As a professor, I have a lot of educator friends. And the vast majority of the time, they are teachers I deeply admire, thinkers and writers I respect, citizens of the world I would like to emulate.
But come the end of the semester, I start seeing all over my Facebook page, and on the blogs and pages of friends of friends, and in the comments sections of academic blogs written by people I don't even know, something that drives me crazy: "funny" quotations from student papers.
Someone will write something like this:
I learn something new every day. Today it was that "Shakespeare and his Mid Evil contemporaries had to be very careful about what kind of political references they put in their plays, because if the queen didn't like what they wrote about her government, it was 'Off with their heads!'"*And the comments section will be full of people who find it hilarious that the student in question, after a full semester of a Shakespeare class, still confuses the Renaissance with the Medieval period. And apparently thinks that Medieval comes between the Early Evil and Late Evil periods. And is quite happy to create a mash up of Queen Elizabeth I and the Red Queen from Alice in Wonderland.
And the commenters will quickly become jumpers on the band-wagon, who will share their best hilarious tales of student errors.
It's like the online version of Jay Leno's "Jaywalking" or of a movie's blooper reel, with everybody laughing till their sides split as a welcome break from grading their own stacks of 85 papers and 120 exams.
Only it isn't. Because a blooper reel is outtakes from a movie for which movie stars got paid giant buckets of money, and in the blooper reel, they are laughing at their own mistakes, which means they know they made them, and even they think it's hilarious. "Jaywalking" is a little more mean-spirited--and frankly it always made me a little uncomfortable for that reason. But if you are going to let Jay Leno interview you on the street, and you genuinely don't know who was the first president, or what the current one looks like, I get that you are kind of asking to be made fun of.
On the other hand, student errors in papers are not part of a mutually-agreed-upon context for mockery. In fact, they are precisely the opposite. They are the efforts of less-experienced learners to synthesize information they have gleaned over some period of time into a coherent set of claims and discussions for our evaluation.
Are some of them better at this than others? Of course. As with all things in the world.
Are some of the things we encounter in papers truly laughable? Absolutely.
Are there always students in a class who are downright intellectually lazy, or procrastinators, or people who only attended half of the class sessions, or ones who skipped all the short writing assignments and then requested extra credit opportunities to make up for work they'd missed? Yes.
And without a doubt, these are all deeply irritating facts for someone who has been writing detailed comments on papers all term trying to help students become better writers, and offering extra office hours, and putting dates and historical information on the board because students reading literature often also need history lessons--only to find that all of this has been ignored in favor of the unsupportable hypothesis and the inane generalization. ("Women in the eighteenth century [by which the writer means the 1800s] were pretty much confined to their houses for their whole lives."*)

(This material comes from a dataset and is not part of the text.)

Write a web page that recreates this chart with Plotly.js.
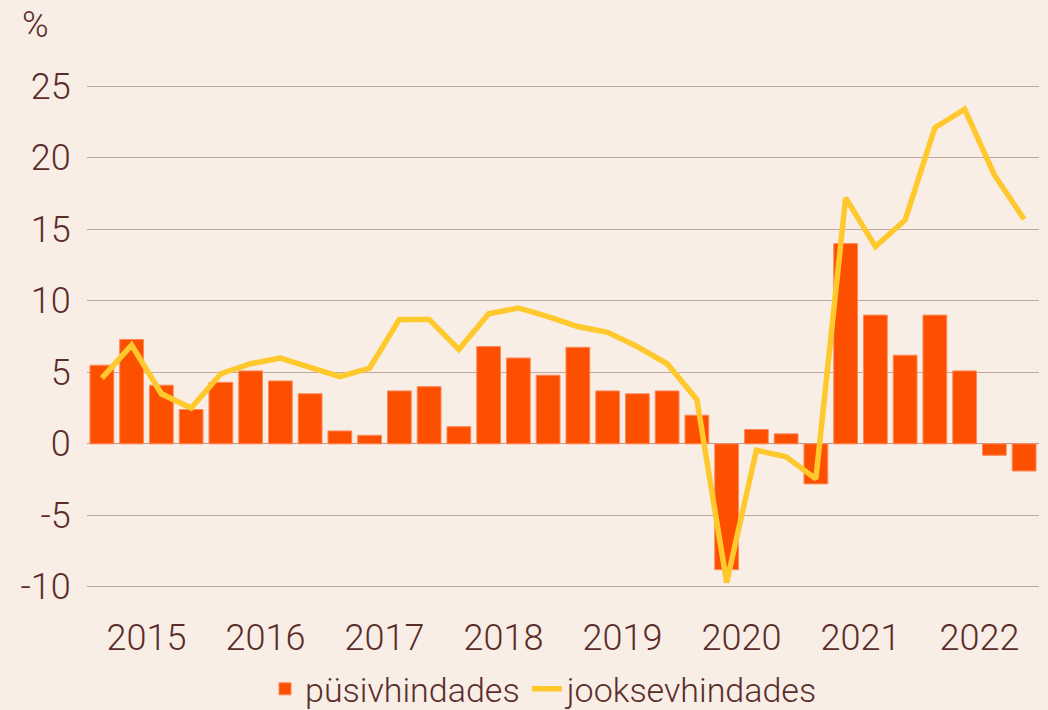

But that doesn't give us the right to mock these claims--completely inane though they may be--in specific detail in public forums. In legal terms, it is a a violation of federal laws that protect a student's right to academic privacy to have lines from his or her paper thus publicly quoted without permission. But in moral terms, it's far worse than that. It is a violation of the basic trust that students place in their teachers--trust to guide their ideas, impart information to them, steer them when they falter, help them learn to participate in the discourse community that is a particular discipline.
Of course, there are occasional moments in student papers that really tickle our funny bones. But, in general, I think it is less hilarious and more a sad commentary on the state of the U.S. educational system when I realize that I have many students who have spent the all the years of their young lives not reading, not learning history, not thinking deeply about how to question and challenge things they find in print. (I teach at a university that admits many at-risk and first-generation college students who are under-prepared for what college will require of them.)
When students write really absurd things about history or poetry or what long-dead people "really thought," it is my job to realize that this is the mark of the reams of things no one has ever taught them, not least of which is often how to "do" school. If I have done my job, they are a little better about all of these things by the end of the term than they are at the beginning.
Even so, I cannot undo a lifetime of educational lack in four months.
But I can keep myself from laughing at their ignorance. I can offer them some kind of firm-but-gracious feedback that provides them with a sense of how to do better next time. I can avoid making their efforts the butt of my jokes, as if my PhD entitles me ruthlessly to equate a lack of facility with specific information or specific writing conventions with a lack of personal worth. And I should.
At least, I should if I want to hold my head up and call myself a teacher.
_________
* These are made-up examples, not quotations, though all the errors are representative of the kind of historical anachronism, lackadaisical grammar and spelling, and casual attention to basic facts that I've seen educators mock.